Que représente pour vous Hajeb Laâyoun ?
Mes racines même si je suis né à Sakiet Sidi Youssef. Mon père y était alors agent de l’Office des céréales, et ne devait quitter cette ville que l’année de l’agression française qui a fait beaucoup de morts un jour de souk hebdomadaire quand elle bombarda cette ville-martyr, en 1958. Notre club a sorti de grands joueurs: Samir, Rached et Ridha Chraiet, Abdelwahab Handous…Sahbi Sebai, le gardien hammam-lifois, et Hichem Necibi, l’attaquant stadiste descendent de Hajeb…
Comment trouvez-vous la situation actuelle de la JSK?
Les temps ont drôlement changé, et il faut savoir s’adapter. Il est arrivé à la Chabiba de ne compter parmi son onze majeur qu’un seul joueur formé au club. Malheureusement, la fermeture du Centre de formation à la destinée duquel veillait Salah Essid n’arrange pas les choses d’autant que le club a besoin des recettes provenant de la vente des joueurs. Il sait pourtant parfaitement qu’il ne peut pas résister à la supériorité financière écrasante des grosses cylindrées. Le régime professionnel s’avère impitoyable pour ses ambitions.
Avez-vous encouragé vos enfants à suivre une carrière sportive ?

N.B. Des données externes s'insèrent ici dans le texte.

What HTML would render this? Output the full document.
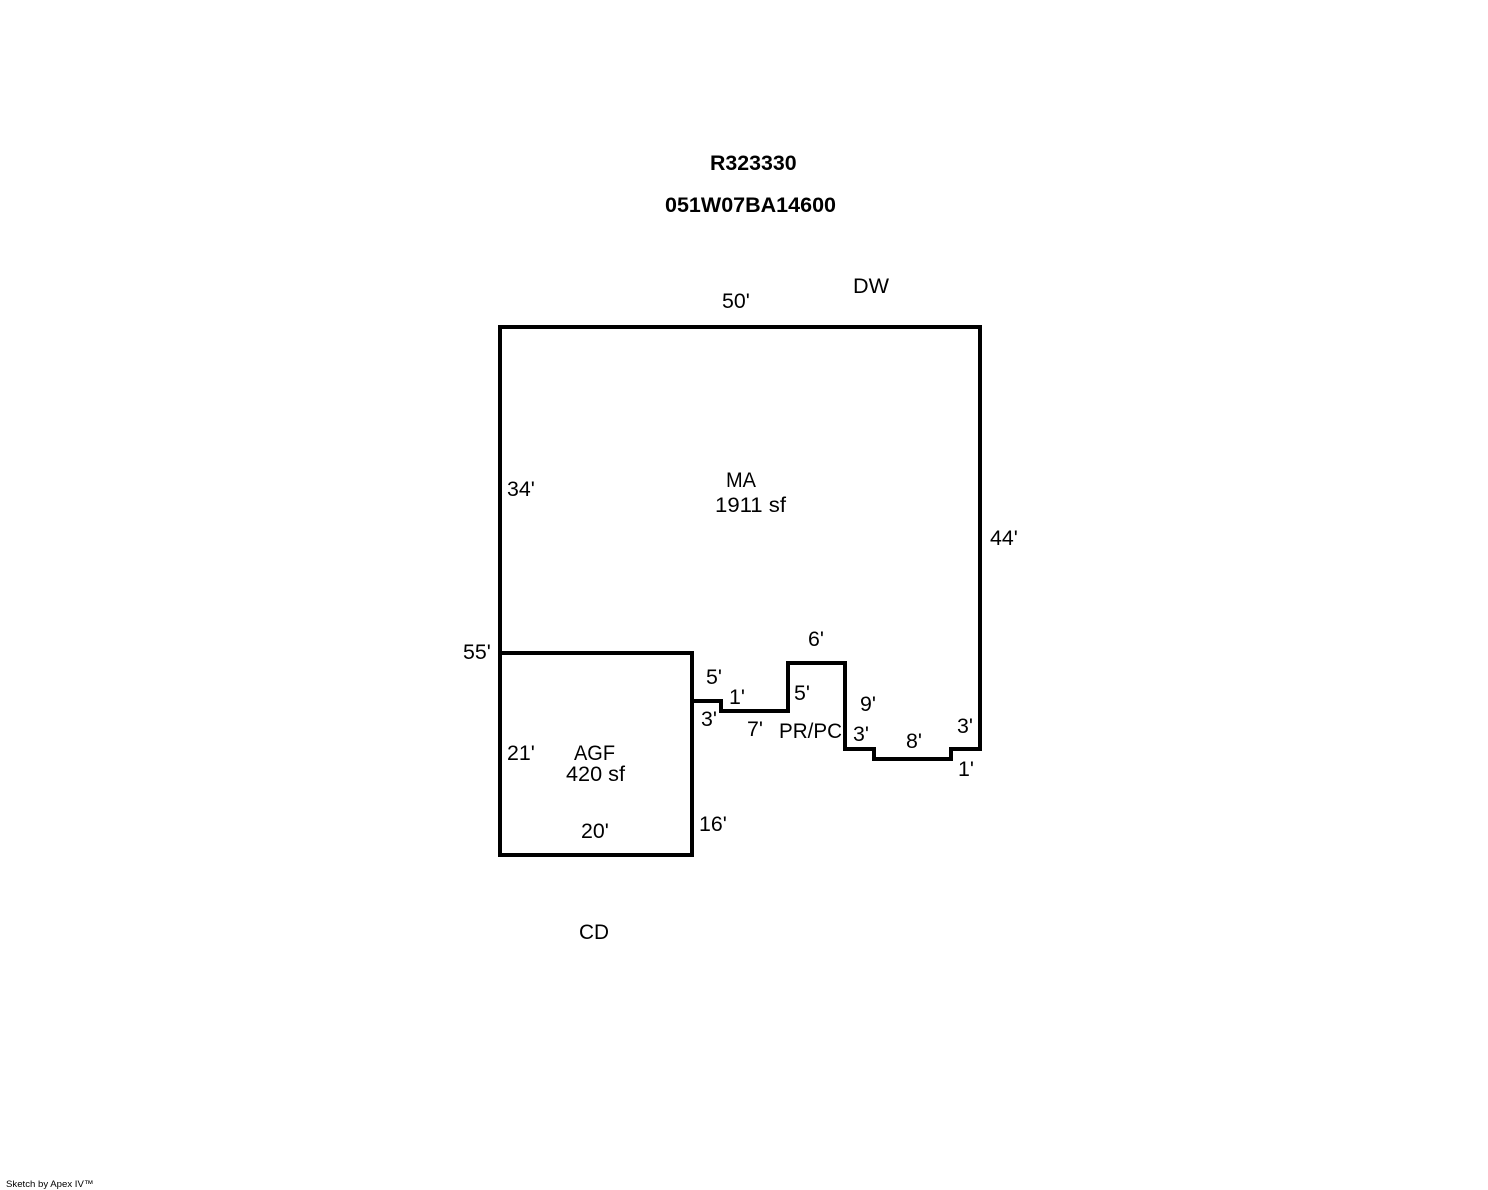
<!DOCTYPE html>
<html>
<head>
<meta charset="utf-8">
<style>
html,body{margin:0;padding:0;background:#fff;}
svg{display:block;}
text{font-family:"Liberation Sans",Arial,sans-serif;font-size:21.33px;fill:#000;}
.b{font-weight:bold;}
.s{font-size:9.6px;}
</style>
</head>
<body>
<svg width="1488" height="1190" viewBox="0 0 1488 1190" xmlns="http://www.w3.org/2000/svg">
<rect width="1488" height="1190" fill="#fff"/>
<g fill="none" stroke="#000" stroke-width="4" stroke-linejoin="miter" stroke-linecap="square">
<path d="M500 653V327H980V749H951V759H874V749H845V663H788V711H721V701H692"/>
<path d="M500 653H692V855H500Z"/>
</g>
<text class="b" x="710" y="170">R323330</text>
<text class="b" x="665" y="212" textLength="171" lengthAdjust="spacingAndGlyphs">051W07BA14600</text>
<text x="853" y="293" textLength="36" lengthAdjust="spacingAndGlyphs">DW</text>
<text x="722" y="308">50'</text>
<text x="507" y="496">34'</text>
<text x="726" y="487" textLength="30" lengthAdjust="spacingAndGlyphs">MA</text>
<text x="715" y="512" textLength="71" lengthAdjust="spacingAndGlyphs">1911 sf</text>
<text x="990" y="545">44'</text>
<text x="463" y="659">55'</text>
<text x="808" y="646">6'</text>
<text x="706" y="684">5'</text>
<text x="729" y="704">1'</text>
<text x="794" y="700">5'</text>
<text x="860" y="711">9'</text>
<text x="701" y="726">3'</text>
<text x="747" y="736">7'</text>
<text x="779" y="738" textLength="63" lengthAdjust="spacingAndGlyphs">PR/PC</text>
<text x="853" y="741">3'</text>
<text x="957" y="733">3'</text>
<text x="906" y="748">8'</text>
<text x="958" y="776">1'</text>
<text x="507" y="760">21'</text>
<text x="574" y="760" textLength="41" lengthAdjust="spacingAndGlyphs">AGF</text>
<text x="566" y="781" textLength="59" lengthAdjust="spacingAndGlyphs">420 sf</text>
<text x="581" y="838">20'</text>
<text x="699" y="831">16'</text>
<text x="579" y="939" textLength="30" lengthAdjust="spacingAndGlyphs">CD</text>
<text class="s" x="6" y="1187">Sketch by Apex IV™</text>
</svg>
</body>
</html>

Oui, la preuve, ma fille Dorsaf est enseignante d’éducation physique et sportive, elle est la première femme tunisienne à décrocher un diplôme d’entraîneur FB premier degré. Nourzed, kiné, a été athlète et gardien de but de handball au club Al Houssari. Mohamed, ingénieur, a fait de l’athlétisme à la JSK. En fait, mes trois enfants aiment le sport. Ma femme Chedia, que j’ai épousée en 1979, a beaucoup sacrifié, consciente qu’une vie de sportif, joueur ou entraîneur, exige qu’il soit très souvent séparé des siens.
Enfin, comment passez-vous votre temps libre ?

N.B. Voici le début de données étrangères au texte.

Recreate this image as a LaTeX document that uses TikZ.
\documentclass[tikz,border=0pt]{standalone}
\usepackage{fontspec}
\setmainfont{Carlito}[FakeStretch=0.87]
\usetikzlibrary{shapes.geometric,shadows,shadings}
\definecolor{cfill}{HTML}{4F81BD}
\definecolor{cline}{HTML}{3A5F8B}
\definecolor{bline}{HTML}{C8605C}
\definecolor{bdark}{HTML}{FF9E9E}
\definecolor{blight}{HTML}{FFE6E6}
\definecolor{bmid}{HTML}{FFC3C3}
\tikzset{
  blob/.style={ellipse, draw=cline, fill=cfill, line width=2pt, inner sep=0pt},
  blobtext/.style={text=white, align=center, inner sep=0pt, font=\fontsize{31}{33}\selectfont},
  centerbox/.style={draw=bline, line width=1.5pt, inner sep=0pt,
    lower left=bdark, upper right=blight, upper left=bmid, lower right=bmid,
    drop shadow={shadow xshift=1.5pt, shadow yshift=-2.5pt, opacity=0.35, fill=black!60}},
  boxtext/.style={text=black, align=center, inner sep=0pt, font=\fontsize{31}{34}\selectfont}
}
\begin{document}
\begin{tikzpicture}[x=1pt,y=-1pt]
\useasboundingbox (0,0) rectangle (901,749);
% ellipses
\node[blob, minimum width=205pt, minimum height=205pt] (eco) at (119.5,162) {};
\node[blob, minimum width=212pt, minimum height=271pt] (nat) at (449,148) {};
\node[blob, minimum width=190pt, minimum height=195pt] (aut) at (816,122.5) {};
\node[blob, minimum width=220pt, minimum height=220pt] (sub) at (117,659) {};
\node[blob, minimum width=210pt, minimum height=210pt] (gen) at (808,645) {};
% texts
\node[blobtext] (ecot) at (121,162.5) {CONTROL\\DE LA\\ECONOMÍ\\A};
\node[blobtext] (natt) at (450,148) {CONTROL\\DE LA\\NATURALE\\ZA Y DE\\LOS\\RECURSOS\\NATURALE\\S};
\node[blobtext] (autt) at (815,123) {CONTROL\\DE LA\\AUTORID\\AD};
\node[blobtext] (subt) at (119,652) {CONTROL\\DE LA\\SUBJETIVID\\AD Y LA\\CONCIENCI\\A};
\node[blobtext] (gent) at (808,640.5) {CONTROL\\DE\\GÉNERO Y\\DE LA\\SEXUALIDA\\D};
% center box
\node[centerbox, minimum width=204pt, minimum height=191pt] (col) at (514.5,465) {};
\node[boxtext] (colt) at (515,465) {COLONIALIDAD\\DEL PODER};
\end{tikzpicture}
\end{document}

*Des parties de sixte, du footing, le petit domaine agricole où je me rends l’après-midi, l’Internet pour me recycler au rayon des nouvelles techniques d’entraînement. Non, le football tunisien, je ne le regarde plus. Pourtant, je garde une passion intacte pour tout ce qui est beau dans le foot mondial.